Chan-ti clutched at Nappy. They crashed against a stoop and lay on the steps in a tight hug, watching Lod’s slack body, flimmery with reddening light, drift upward into the blind depths.
Loryn
At Ricks College in Rexburg, Idaho, Lorraine Poole had been an instructor in English and had taught several semesters of freshman composition and Introduction to Literature before a car crash on an ice-glassed freeway killed her. She remembered little about the accident —she had had an argument with her boyfriend and had been mulling that over while she drove home late at night. Visibility was good. The snow had cleared off, leaving the sky thistly with stars. But she had not really noticed the stars until she thought back on it, seven billion years after her steering wheel spun uselessly in her hands as her Ford Pinto glided over the ice and into the flaring dragon eyes of an oncoming diesel combine. She did not know if anyone else had died. She had not even realized she had died—until Genitrix woke her and told her where she had found herself: Xappur, the fog world of Chalco.

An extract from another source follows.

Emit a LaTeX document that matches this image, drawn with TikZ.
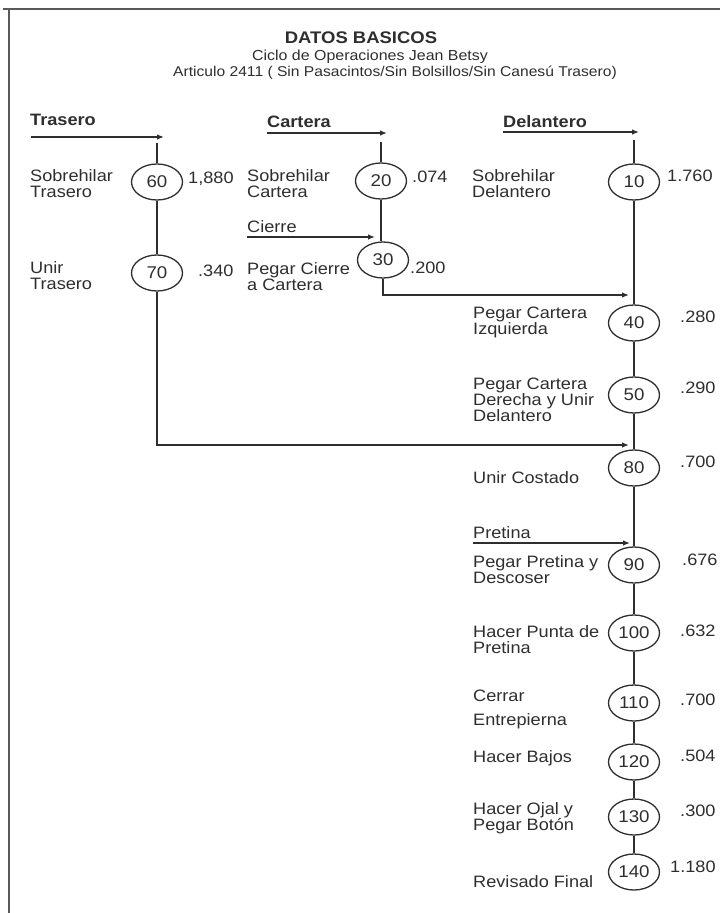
\documentclass[tikz,border=0pt]{standalone}
\usepackage{fontspec}
\setmainfont{Liberation Sans}[FakeStretch=1.1]
\usetikzlibrary{arrows.meta,shapes.geometric}
\definecolor{ink}{HTML}{2E2E2E}
\definecolor{frame}{HTML}{5A5A5A}
\begin{document}
\begin{tikzpicture}[x=1pt,y=-1pt,
  every node/.style={text=ink},
  lbl/.style={font=\fontsize{16.5}{16}\selectfont, align=left, anchor=north west, inner sep=0pt, yshift=13pt, execute at begin node={\rule{0pt}{13pt}}},
  hdr/.style={font=\fontsize{16.5}{16.5}\selectfont\bfseries, anchor=base west, inner sep=0pt},
  val/.style={font=\fontsize{16.5}{16.5}\selectfont, anchor=base west, inner sep=0pt},
  op/.style={draw=ink, ellipse, line width=1.3pt, minimum width=51pt, minimum height=36pt, inner sep=0pt, font=\fontsize{17}{17}\selectfont},
  conn/.style={draw=ink, line width=1.3pt},
  arr/.style={conn, -{Latex[length=7pt,width=5.5pt]}},
  frm/.style={draw=frame, line width=2.6pt}
]
\useasboundingbox (0,0) rectangle (720,913);
% frame
\coordinate (fa) at (3,9);
\coordinate (fb) at (720,9);
\coordinate (fc) at (9,8);
\coordinate (fd) at (9,913);
\draw[frm] (fa) -- (fb);
\draw[frm] (fc) -- (fd);

% title
\node[font=\fontsize{16.8}{16.8}\selectfont\bfseries, anchor=base, inner sep=0pt] (title) at (361,43) {DATOS BASICOS};
\node[font=\fontsize{14.5}{14.5}\selectfont, anchor=base, inner sep=0pt] (sub1) at (370,60) {Ciclo de Operaciones Jean Betsy};
\node[font=\fontsize{14.2}{14.2}\selectfont, anchor=base, inner sep=0pt] (sub2) at (395,76) {Articulo 2411 ( Sin Pasacintos/Sin Bolsillos/Sin Canesú Trasero)};

% headers
\node[hdr] (hT) at (30,125) {Trasero};
\node[hdr] (hC) at (267,127) {Cartera};
\node[hdr] (hD) at (503,127) {Delantero};

% operations
\node[op] (e60) at (157,182) {60};
\node[op] (e70) at (157,273) {70};
\node[op] (e20) at (381,181) {20};
\node[op] (e30) at (383,260) {30};
\node[op] (e10) at (634,182) {10};
\node[op] (e40) at (634,323) {40};
\node[op] (e50) at (634,395) {50};
\node[op] (e80) at (634,468) {80};
\node[op] (e90) at (634,565) {90};
\node[op] (e100) at (634,633) {100};
\node[op] (e110) at (634,703) {110};
\node[op] (e120) at (634,762) {120};
\node[op] (e130) at (634,817) {130};
\node[op] (e140) at (634,872) {140};

% labels (position = baseline of first line)
\node[lbl] (l60) at (30,182) {Sobrehilar\\Trasero};
\node[lbl] (l70) at (30,274) {Unir\\Trasero};
\node[lbl] (l20) at (247,182) {Sobrehilar\\Cartera};
\node[lbl] (lci) at (247,232) {Cierre};
\node[lbl] (l30) at (247,275) {Pegar Cierre\\a Cartera};
\node[lbl] (l10) at (472,182) {Sobrehilar\\Delantero};
\node[lbl] (l40) at (473,320) {Pegar Cartera\\Izquierda};
\node[lbl] (l50) at (473,391) {Pegar Cartera\\Derecha y Unir\\Delantero};
\node[lbl] (l80) at (473,483) {Unir Costado};
\node[lbl] (lpr) at (473,538) {Pretina};
\node[lbl] (l90) at (473,568) {Pegar Pretina y\\Descoser};
\node[lbl] (l100) at (473,638) {Hacer Punta de\\Pretina};
\node[lbl] (l110) at (473,703) {Cerrar\\[8pt]Entrepierna};
\node[lbl] (l120) at (473,762) {Hacer Bajos};
\node[lbl] (l130) at (473,815) {Hacer Ojal y\\Pegar Botón};
\node[lbl] (l140) at (473,887) {Revisado Final};

% values
\node[val] (v60) at (188,183) {1,880};
\node[val] (v70) at (198,276) {.340};
\node[val] (v20) at (412,182) {.074};
\node[val] (v30) at (410,273) {.200};
\node[val] (v10) at (667,181) {1.760};
\node[val] (v40) at (680,322) {.280};
\node[val] (v50) at (680,393) {.290};
\node[val] (v80) at (680,467) {.700};
\node[val] (v90) at (682,565) {.676};
\node[val] (v100) at (680,636) {.632};
\node[val] (v110) at (680,705) {.700};
\node[val] (v120) at (680,761) {.504};
\node[val] (v130) at (680,816) {.300};
\node[val] (v140) at (670,872) {1.180};

% coordinates for connector ends
\coordinate (aT0) at (31,137);
\coordinate (aT1) at (164,137);
\coordinate (vT) at (157,143);
\coordinate (aC0) at (267,133);
\coordinate (aC1) at (387,133);
\coordinate (vC) at (381,142);
\coordinate (aCi0) at (247,237);
\coordinate (aCi1) at (375,237);
\coordinate (aD0) at (503,132);
\coordinate (aD1) at (639,132);
\coordinate (vD) at (634,140);
\coordinate (in40) at (629,295);
\coordinate (in80) at (629,445);
\coordinate (aP0) at (473,543);
\coordinate (aP1) at (630,543);

% Trasero
\draw[arr] (aT0) -- (aT1);
\draw[conn] (vT) -- (e60);
\draw[conn] (e60) -- (e70);
\draw[arr] (e70.south) |- (in80);
% Cartera
\draw[arr] (aC0) -- (aC1);
\draw[conn] (vC) -- (e20);
\draw[conn] (e20.south) -- (e20.south |- e30.north);
\draw[arr] (aCi0) -- (aCi1);
\draw[arr] (e30.south) |- (in40);
% Delantero
\draw[arr] (aD0) -- (aD1);
\draw[conn] (vD) -- (e10);
\draw[conn] (e10) -- (e40);
\draw[conn] (e40) -- (e50);
\draw[conn] (e50) -- (e80);
\draw[conn] (e80) -- (e90);
\draw[arr] (aP0) -- (aP1);
\draw[conn] (e90) -- (e100);
\draw[conn] (e100) -- (e110);
\draw[conn] (e110) -- (e120);
\draw[conn] (e120) -- (e130);
\draw[conn] (e130) -- (e140);
\end{tikzpicture}
\end{document}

Unlike many of Genitrix’s salvaged lives, Lorraine did not emerge as an adult. By some whim that even Genitrix herself could only explain as a program variance, the supercoiling of her DNA had been properly adjusted to eliminate aging beyond physical maturity and to correct her myopia and hypoglycemia, and she had been reborn as an infant. Genitrix apologized for this during the long introductory gestation, when Lorraine seemed to be alive inside a vast opal filled with a salutary iridescence and the dulcet voice of her re-creator. Almost all of Genitrix’s infant creations aborted in their birthsacks, usually devoured by beasts and sometimes, in the more desolate places, simply left to wither and die where no one, human or beast, noticed them.
Lorraine forgave Genitrix in advance. Inside the clement embrace of the opal light, she floated, too euphoric to care. As she did for all her infants, Genitrix arranged for the memory net in Lorraine’s brain to withhold her recall of Earth and all she had learned during her gestation until puberty—if she survived until then.